First, launch a national Skills Formalisation and Cooperative Programme. Using the existing policy framework on formalisation, the government must proactively organise these skilled individuals into registered cooperatives. The programme would provide simplified, cost-free registration, basic business management, financial literacy, and quality assurance training, access to group-based microloans and toolkits and a nationally recognised certification of their trade skill.

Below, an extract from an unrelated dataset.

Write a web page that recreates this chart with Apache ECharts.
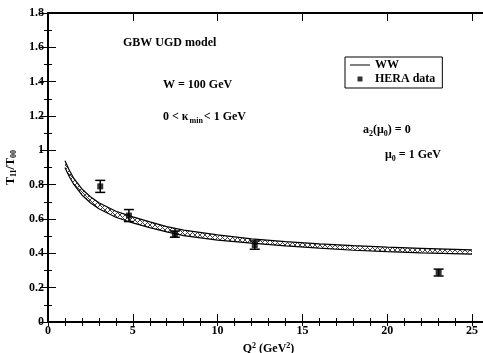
<!DOCTYPE html>
<html><head><meta charset="utf-8">
<script src="https://cdn.jsdelivr.net/npm/echarts@6/dist/echarts.min.js"></script>
<style>html,body{margin:0;padding:0;background:#fff}#c{width:483px;height:353px}</style>
</head><body><div id="c"></div>
<script>
// ---- data ----
const bandX     = [1, 1.25, 1.5, 2, 2.5, 3, 4, 5, 6, 7, 8, 10, 12, 14, 16, 18, 20, 22, 25];
const bandUpper = [0.94, 0.885, 0.84, 0.775, 0.73, 0.695, 0.645, 0.612, 0.583, 0.556, 0.535, 0.507, 0.484, 0.468, 0.455, 0.445, 0.436, 0.429, 0.42];
const bandLower = [0.90, 0.848, 0.805, 0.74, 0.695, 0.66, 0.61, 0.577, 0.55, 0.525, 0.503, 0.477, 0.459, 0.443, 0.43, 0.418, 0.41, 0.403, 0.395];
const heraX   = [3.08, 4.77, 7.48, 12.19, 23.03];
const heraY   = [0.79, 0.62, 0.512, 0.448, 0.288];
const heraErr = [0.035, 0.035, 0.018, 0.024, 0.02];
const xTickLabels = ['0', '5', '10', '15', '20', '25'];
const yTickLabels = ['0', '0.2', '0.4', '0.6', '0.8', '1', '1.2', '1.4', '1.6', '1.8'];

const FONT = 'Liberation Serif';
function hatch() {
  const c = document.createElement('canvas');
  c.width = 5; c.height = 5;
  const g = c.getContext('2d');
  g.fillStyle = '#fff'; g.fillRect(0, 0, 5, 5);
  g.strokeStyle = '#444'; g.lineWidth = 1;
  g.beginPath();
  g.moveTo(0, 0); g.lineTo(5, 5);
  g.moveTo(5, 0); g.lineTo(0, 5);
  g.stroke();
  return c;
}
const HATCH = hatch();
const chart = echarts.init(document.getElementById('c'));
const axisCommon = {
  type: 'value', min: 0, max: 26,
  axisLine: {show: false}, splitLine: {show: false},
  axisLabel: {show: false}
};
const yCommon = {
  type: 'value', min: 0, max: 1.8, interval: 0.2,
  splitLine: {show: false},
  axisLine: {show: true, lineStyle: {color: '#000', width: 2}},
  axisTick: {show: true, inside: true, length: 8, lineStyle: {color: '#000', width: 1}},
  minorTick: {show: true, splitNumber: 2, length: 4, lineStyle: {color: '#000', width: 1}}
};
const bold = {fontFamily: FONT, fontWeight: 'bold', fontSize: 12, color: '#000'};
const option = {
  animation: false,
  backgroundColor: '#fff',
  grid: {left: 48, top: 13, bottom: 31, right: -6, containLabel: false, outerBoundsMode: 'none'},
  xAxis: [
    Object.assign({}, axisCommon, {
      position: 'bottom', interval: 5,
      axisLine: {show: true, onZero: false, lineStyle: {color: '#000', width: 2}},
      axisTick: {show: true, inside: true, length: 8, lineStyle: {color: '#000', width: 1}},
      axisLabel: Object.assign({show: true, margin: 3, showMaxLabel: false,
        formatter: v => xTickLabels.includes(String(v)) ? String(v) : ''}, bold),
      name: 'Q{p|2} (GeV{p|2})', nameLocation: 'middle', nameGap: 17,
      nameTextStyle: Object.assign({}, bold, {rich: {p: Object.assign({}, bold, {fontSize: 8, padding: [0, 0, 7, 0]})}})
    }),
    Object.assign({}, axisCommon, {
      position: 'bottom', interval: 1,
      axisTick: {show: true, inside: true, length: 4, lineStyle: {color: '#000', width: 1}}
    }),
    Object.assign({}, axisCommon, {
      position: 'top', interval: 5,
      axisLine: {show: true, onZero: false, lineStyle: {color: '#000', width: 2}},
      axisTick: {show: true, inside: true, length: 8, lineStyle: {color: '#000', width: 1}}
    }),
    Object.assign({}, axisCommon, {
      position: 'top', interval: 1,
      axisTick: {show: true, inside: true, length: 4, lineStyle: {color: '#000', width: 1}}
    })
  ],
  yAxis: [
    Object.assign({}, yCommon, {
      position: 'left',
      axisLabel: Object.assign({show: true, margin: 4,
        formatter: v => yTickLabels[Math.round(v / 0.2)] || ''}, bold),
      name: 'T{s|11}/T{s|00}', nameLocation: 'middle', nameGap: 23, nameRotate: 90,
      nameTextStyle: Object.assign({}, bold, {
        rich: {s: Object.assign({}, bold, {fontSize: 8, padding: [7, 0, 0, 0]})}})
    }),
    Object.assign({}, yCommon, {position: 'right', axisLabel: {show: false}})
  ],
  legend: {
    left: 345, top: 57, orient: 'vertical',
    padding: [2, 7, 3, 5], itemGap: 2, itemWidth: 20, itemHeight: 5,
    borderColor: '#000', borderWidth: 1, backgroundColor: '#fff', borderRadius: 0,
    textStyle: bold,
    data: [{name: 'WW', icon: 'path://M0,0H20V1H0Z'}, {name: 'HERA data', icon: 'path://M0,0H10V10H0Z'}]
  },
  series: [
    {
      name: 'band', type: 'custom',
      data: bandX.map((x, i) => [x, bandLower[i], bandUpper[i]]),
      renderItem: function (params, api) {
        if (params.dataIndex !== 0) return null;
        const up = bandX.map((x, i) => api.coord([x, bandUpper[i]]));
        const lo = bandX.map((x, i) => api.coord([x, bandLower[i]])).reverse();
        return {type: 'polygon', shape: {points: up.concat(lo)},
          style: {fill: {image: HATCH, repeat: 'repeat'}, stroke: null}};
      },
      z: 1
    },
    {
      name: 'WW', type: 'line', symbol: 'none',
      data: bandX.map((x, i) => [x, bandUpper[i]]),
      lineStyle: {color: '#000', width: 1.2}, itemStyle: {color: '#000'}, z: 2
    },
    {
      name: 'WW', type: 'line', symbol: 'none',
      data: bandX.map((x, i) => [x, bandLower[i]]),
      lineStyle: {color: '#000', width: 1.2}, itemStyle: {color: '#000'}, z: 2
    },
    {
      name: 'err', type: 'custom',
      data: heraX.map((x, i) => [x, heraY[i] - heraErr[i], heraY[i] + heraErr[i]]),
      renderItem: function (params, api) {
        const lo = api.coord([api.value(0), api.value(1)]);
        const hi = api.coord([api.value(0), api.value(2)]);
        const w = 5;
        const st = {stroke: '#000', lineWidth: 1.5};
        return {type: 'group', children: [
          {type: 'line', shape: {x1: lo[0], y1: lo[1], x2: hi[0], y2: hi[1]}, style: st},
          {type: 'line', shape: {x1: lo[0] - w, y1: lo[1], x2: lo[0] + w, y2: lo[1]}, style: st},
          {type: 'line', shape: {x1: hi[0] - w, y1: hi[1], x2: hi[0] + w, y2: hi[1]}, style: st}
        ]};
      },
      z: 3
    },
    {
      name: 'HERA data', type: 'scatter', symbol: 'rect', symbolSize: 6,
      data: heraX.map((x, i) => [x, heraY[i]]),
      itemStyle: {color: '#000'}, z: 4
    }
  ],
  graphic: [
    {type: 'text', x: 123, y: 43, style: {text: 'GBW UGD model', font: 'bold 12px "Liberation Serif"', fill: '#000', verticalAlign: 'middle'}},
    {type: 'text', x: 163, y: 85, style: {text: 'W = 100 GeV', font: 'bold 12px "Liberation Serif"', fill: '#000', verticalAlign: 'middle'}},
    {type: 'text', x: 163, y: 117, style: {text: '{m|0 < κ}{s|min}{m|< 1 GeV}', verticalAlign: 'middle',
      rich: {m: bold, s: Object.assign({}, bold, {fontSize: 8, padding: [8, 1, 0, 1]})}}},
    {type: 'text', x: 363, y: 130, style: {text: '{m|a}{s|2}{m|(μ}{s|0}{m|) = 0}', verticalAlign: 'middle',
      rich: {m: bold, s: Object.assign({}, bold, {fontSize: 8, padding: [7, 0, 0, 0]})}}},
    {type: 'text', x: 385, y: 155, style: {text: '{m|μ}{s|0}{m| = 1 GeV}', verticalAlign: 'middle',
      rich: {m: bold, s: Object.assign({}, bold, {fontSize: 8, padding: [7, 0, 0, 0]})}}}
  ]
};
chart.setOption(option);
</script></body></html>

Second, enact a bold procurement policy that creates a guaranteed market for these cooperatives. The existing Sustainable Procurement and Supplier Development Program (SPSDP) provides a foundation. We must go further by amending the Public Procurement Act to reserve all government contracts below a specific threshold (e.g., Le 500 million) exclusively for certified Sierra Leonean skill-based cooperatives and micro-enterprises. A clear threshold would ensure that larger, often foreign-connected firms cannot bid for these smaller but vital contracts. This policy would create immediate, dignified work for hundreds of thousands, inject public funds directly into local communities, build a track record for these cooperatives, enabling them to grow and formally recognise and value the skills that have always sustained the nation.

The Bio administration’s 500,000-job promise is now a monument to unfulfilled potential. The continued trumpet-blowing about human capital development rings hollow when the education system remains detached from economic reality and the informal skilled majority is ignored. We do not need more vague initiatives; we need a fundamental reorientation of policy and priority. It is time to abandon the mirage and build on the solid ground of our people’s inherent ingenuity. Let us overhaul education to deliver true function. Let us formalise, organise, and empower the skilled informal sector. And let us use the government’s own purchasing power to fuel this engine of grassroots job creation. The alternative is more years of broken promises, and a generation lost to frustration and despair. The choice is stark, and the time to act is now.

President Bio’s 2026 “Year of Action” cannot be more of the same. Human Capital Development is a failure if it only produces “highly educated” beggars. We need a system that values function over formality. The government must stop hiding behind vague promises of “thousands of jobs” and start building the institutional architecture to create them. If they fail to overhaul the education sector and empower the informal backbone of this country, the “Big Five” will go down in history not as a game-changer, but as the ultimate political bluff.